Many legal observers have predicted that last week’s Supreme Court decision in the Lewis case will prompt more employers to begin requiring that employees sign mandatory arbitration agreements as a condition of employment. More than half of non-unionized U.S. employees currently work under some form of mandatory arbitration agreement. Based on this decision upholding the use of class action waivers, and other trends in employment law, employers not using such agreements may want to revisit this issue.
Arbitration agreements began as a reaction by employers to what were viewed as heavily plaintiff-friendly court jurisdictions. Litigation costs, compounded by what were viewed as judges and juries that appeared biased toward plaintiffs, prompted employers to seek alternatives to the court process. Mandatory arbitration means that the claim will be heard before a trained decision-maker and not a jury.
However, not all employers saw the merits of mandatory arbitration. For one thing, arbitration can be extremely expensive. Fees charged by arbitration organizations can often exceed litigation costs, especially in smaller matters with relatively low monetary stakes. Also, arbitrators tend to hesitate to dispose of claims prior to a full hearing on the merits, increasing costs as compared to some court litigation. Finally, some arbitrators have reputations for “splitting the baby,” finding partial liability in cases where a judge or jury might produce a complete victory for one side or the other. These concerns were especially prevalent in the Southeast, where judges and juries tended to be more employer-friendly than other parts of the U.S.
In recent years, these trends may have changed. For example, in the Fourth Circuit (which includes North Carolina and South Carolina), newly appointed appellate judges have begun routinely reversing district courts that granted summary judgment for employers before trial. As a result, federal district court judges in the Fourth Circuit are less likely to dispose of claims before trial based on concerns over the appellate court upholding their determinations.
Second, jury pools, especially in metropolitan areas of the Southeast, have changed. As populations increase and demographics change, some employers think that the number of pro-employee juries is increasing. This belief, compounded by real or perceived shifts in how judges approach these cases, leads employers to question the fairness of the judicial system.

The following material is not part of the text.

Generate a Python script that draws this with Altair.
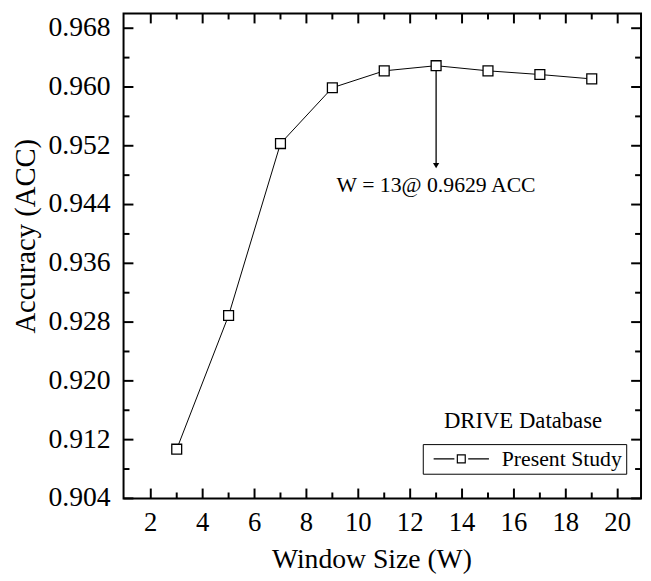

When these factors are combined with the ability through Lewis to entirely avoid class or collective action claims, mandatory arbitration may appear an attractive option for employers that rejected use of such agreements in the past. Employers considering use of such agreements should carefully weigh all pros and cons involved in this decision, including employee relations impacts from mandating use of alternative dispute resolution mechanisms. In the end, Lewis may represent a tipping point by making judicial resolution of employment disputes the exception instead of the norm.